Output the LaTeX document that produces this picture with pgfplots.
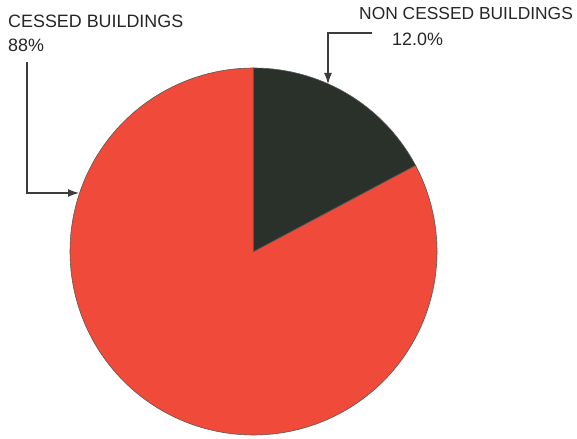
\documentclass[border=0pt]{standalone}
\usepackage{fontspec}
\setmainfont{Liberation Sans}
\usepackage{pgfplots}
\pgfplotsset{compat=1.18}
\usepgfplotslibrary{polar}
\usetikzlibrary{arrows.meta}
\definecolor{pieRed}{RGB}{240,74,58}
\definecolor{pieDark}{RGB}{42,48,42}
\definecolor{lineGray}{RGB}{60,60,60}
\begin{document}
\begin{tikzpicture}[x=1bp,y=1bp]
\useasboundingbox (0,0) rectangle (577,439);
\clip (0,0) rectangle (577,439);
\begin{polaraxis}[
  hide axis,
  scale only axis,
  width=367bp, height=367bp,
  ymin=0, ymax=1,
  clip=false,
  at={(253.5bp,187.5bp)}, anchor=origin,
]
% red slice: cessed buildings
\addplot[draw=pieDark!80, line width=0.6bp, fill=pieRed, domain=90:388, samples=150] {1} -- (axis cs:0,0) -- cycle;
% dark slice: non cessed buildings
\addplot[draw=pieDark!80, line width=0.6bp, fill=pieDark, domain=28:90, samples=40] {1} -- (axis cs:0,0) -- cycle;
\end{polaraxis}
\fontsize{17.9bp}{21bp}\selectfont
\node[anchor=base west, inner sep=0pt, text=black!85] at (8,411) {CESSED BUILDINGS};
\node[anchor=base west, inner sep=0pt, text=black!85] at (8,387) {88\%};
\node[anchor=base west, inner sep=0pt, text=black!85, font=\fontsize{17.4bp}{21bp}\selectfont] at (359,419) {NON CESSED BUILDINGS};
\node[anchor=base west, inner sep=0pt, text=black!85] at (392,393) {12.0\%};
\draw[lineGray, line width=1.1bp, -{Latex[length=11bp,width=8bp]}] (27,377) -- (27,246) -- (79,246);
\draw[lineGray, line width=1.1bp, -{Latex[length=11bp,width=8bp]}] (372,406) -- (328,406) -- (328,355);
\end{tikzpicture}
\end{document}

--------------------------------------------------

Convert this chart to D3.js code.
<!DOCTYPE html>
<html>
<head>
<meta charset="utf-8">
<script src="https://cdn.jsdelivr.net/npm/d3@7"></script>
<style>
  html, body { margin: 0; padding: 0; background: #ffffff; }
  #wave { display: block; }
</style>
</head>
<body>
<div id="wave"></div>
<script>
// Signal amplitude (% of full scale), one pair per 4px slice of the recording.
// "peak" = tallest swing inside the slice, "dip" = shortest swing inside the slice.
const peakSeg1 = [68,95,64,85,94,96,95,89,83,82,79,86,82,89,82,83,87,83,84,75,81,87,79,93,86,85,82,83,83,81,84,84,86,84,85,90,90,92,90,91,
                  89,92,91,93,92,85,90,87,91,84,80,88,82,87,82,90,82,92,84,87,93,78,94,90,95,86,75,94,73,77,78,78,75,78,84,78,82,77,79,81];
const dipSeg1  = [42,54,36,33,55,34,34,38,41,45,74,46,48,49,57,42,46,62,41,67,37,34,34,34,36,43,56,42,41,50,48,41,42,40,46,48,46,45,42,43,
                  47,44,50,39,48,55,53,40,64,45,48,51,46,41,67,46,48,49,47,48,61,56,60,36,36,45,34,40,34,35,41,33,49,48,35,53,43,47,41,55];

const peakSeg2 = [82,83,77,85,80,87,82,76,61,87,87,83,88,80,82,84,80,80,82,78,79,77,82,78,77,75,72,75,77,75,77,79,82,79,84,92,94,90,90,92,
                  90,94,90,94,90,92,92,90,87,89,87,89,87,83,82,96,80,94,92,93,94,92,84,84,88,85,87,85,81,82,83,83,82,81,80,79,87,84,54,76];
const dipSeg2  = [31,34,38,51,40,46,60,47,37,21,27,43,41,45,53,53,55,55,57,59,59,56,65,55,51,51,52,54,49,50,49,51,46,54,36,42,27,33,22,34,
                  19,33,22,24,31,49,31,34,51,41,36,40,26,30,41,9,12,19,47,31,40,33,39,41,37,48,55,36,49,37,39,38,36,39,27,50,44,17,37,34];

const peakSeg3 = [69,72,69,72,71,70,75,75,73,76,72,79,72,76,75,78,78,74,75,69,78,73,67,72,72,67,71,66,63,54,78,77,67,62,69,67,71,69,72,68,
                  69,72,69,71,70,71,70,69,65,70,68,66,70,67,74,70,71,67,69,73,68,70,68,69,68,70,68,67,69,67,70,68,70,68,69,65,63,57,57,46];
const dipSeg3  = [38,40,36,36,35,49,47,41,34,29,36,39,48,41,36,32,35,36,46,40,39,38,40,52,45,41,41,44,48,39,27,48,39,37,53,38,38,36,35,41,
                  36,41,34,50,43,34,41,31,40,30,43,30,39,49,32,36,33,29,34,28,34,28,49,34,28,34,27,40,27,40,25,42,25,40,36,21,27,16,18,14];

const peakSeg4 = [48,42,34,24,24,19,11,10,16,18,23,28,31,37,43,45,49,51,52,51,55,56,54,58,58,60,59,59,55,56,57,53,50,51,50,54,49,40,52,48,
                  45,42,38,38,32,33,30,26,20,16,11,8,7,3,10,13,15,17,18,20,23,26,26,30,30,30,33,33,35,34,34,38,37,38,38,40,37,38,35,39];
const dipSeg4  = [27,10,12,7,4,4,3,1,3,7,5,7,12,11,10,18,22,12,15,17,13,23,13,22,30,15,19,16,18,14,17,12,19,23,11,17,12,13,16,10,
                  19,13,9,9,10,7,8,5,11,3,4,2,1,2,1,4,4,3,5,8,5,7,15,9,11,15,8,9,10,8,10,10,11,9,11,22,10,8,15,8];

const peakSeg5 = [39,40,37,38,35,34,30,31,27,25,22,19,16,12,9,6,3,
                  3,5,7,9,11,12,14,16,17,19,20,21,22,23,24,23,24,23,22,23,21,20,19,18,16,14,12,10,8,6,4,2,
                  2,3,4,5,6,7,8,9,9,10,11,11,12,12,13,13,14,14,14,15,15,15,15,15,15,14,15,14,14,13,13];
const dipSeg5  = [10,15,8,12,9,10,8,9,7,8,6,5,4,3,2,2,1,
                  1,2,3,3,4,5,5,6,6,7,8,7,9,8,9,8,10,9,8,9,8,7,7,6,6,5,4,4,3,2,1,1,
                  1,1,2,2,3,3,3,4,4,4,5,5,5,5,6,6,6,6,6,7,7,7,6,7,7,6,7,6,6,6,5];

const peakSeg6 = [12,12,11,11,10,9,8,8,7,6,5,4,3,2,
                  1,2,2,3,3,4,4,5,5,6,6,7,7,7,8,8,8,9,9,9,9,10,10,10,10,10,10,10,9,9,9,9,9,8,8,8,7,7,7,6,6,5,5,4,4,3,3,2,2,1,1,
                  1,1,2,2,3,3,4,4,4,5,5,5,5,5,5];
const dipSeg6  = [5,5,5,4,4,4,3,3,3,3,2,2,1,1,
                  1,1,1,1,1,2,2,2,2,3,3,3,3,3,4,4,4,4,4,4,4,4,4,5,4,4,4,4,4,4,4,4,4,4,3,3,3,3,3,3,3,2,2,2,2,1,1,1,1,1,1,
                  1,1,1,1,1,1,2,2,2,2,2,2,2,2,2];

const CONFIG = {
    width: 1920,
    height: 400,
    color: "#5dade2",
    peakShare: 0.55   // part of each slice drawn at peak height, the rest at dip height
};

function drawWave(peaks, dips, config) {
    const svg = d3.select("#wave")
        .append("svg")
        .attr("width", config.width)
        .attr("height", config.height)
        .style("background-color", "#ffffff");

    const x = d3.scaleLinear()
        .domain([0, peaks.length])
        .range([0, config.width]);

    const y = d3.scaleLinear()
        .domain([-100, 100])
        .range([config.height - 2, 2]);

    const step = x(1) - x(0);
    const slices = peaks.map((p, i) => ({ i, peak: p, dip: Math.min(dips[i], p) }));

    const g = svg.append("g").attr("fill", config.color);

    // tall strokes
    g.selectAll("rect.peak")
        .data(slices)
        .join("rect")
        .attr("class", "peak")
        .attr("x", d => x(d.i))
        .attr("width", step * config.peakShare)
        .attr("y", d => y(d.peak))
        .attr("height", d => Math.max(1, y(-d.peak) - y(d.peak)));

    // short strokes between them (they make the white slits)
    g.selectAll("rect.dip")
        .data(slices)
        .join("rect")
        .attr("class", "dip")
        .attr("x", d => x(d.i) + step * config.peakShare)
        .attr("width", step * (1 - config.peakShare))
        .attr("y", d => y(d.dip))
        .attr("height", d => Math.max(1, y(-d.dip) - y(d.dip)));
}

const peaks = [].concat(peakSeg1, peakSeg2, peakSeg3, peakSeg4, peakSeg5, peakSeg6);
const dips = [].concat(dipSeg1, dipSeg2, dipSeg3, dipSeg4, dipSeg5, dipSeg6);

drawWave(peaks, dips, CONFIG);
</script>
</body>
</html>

--------------------------------------------------

### Goal of the exercise
Tally up the lines with the word "this" in them, and answer with that number by itself.

### Answer
2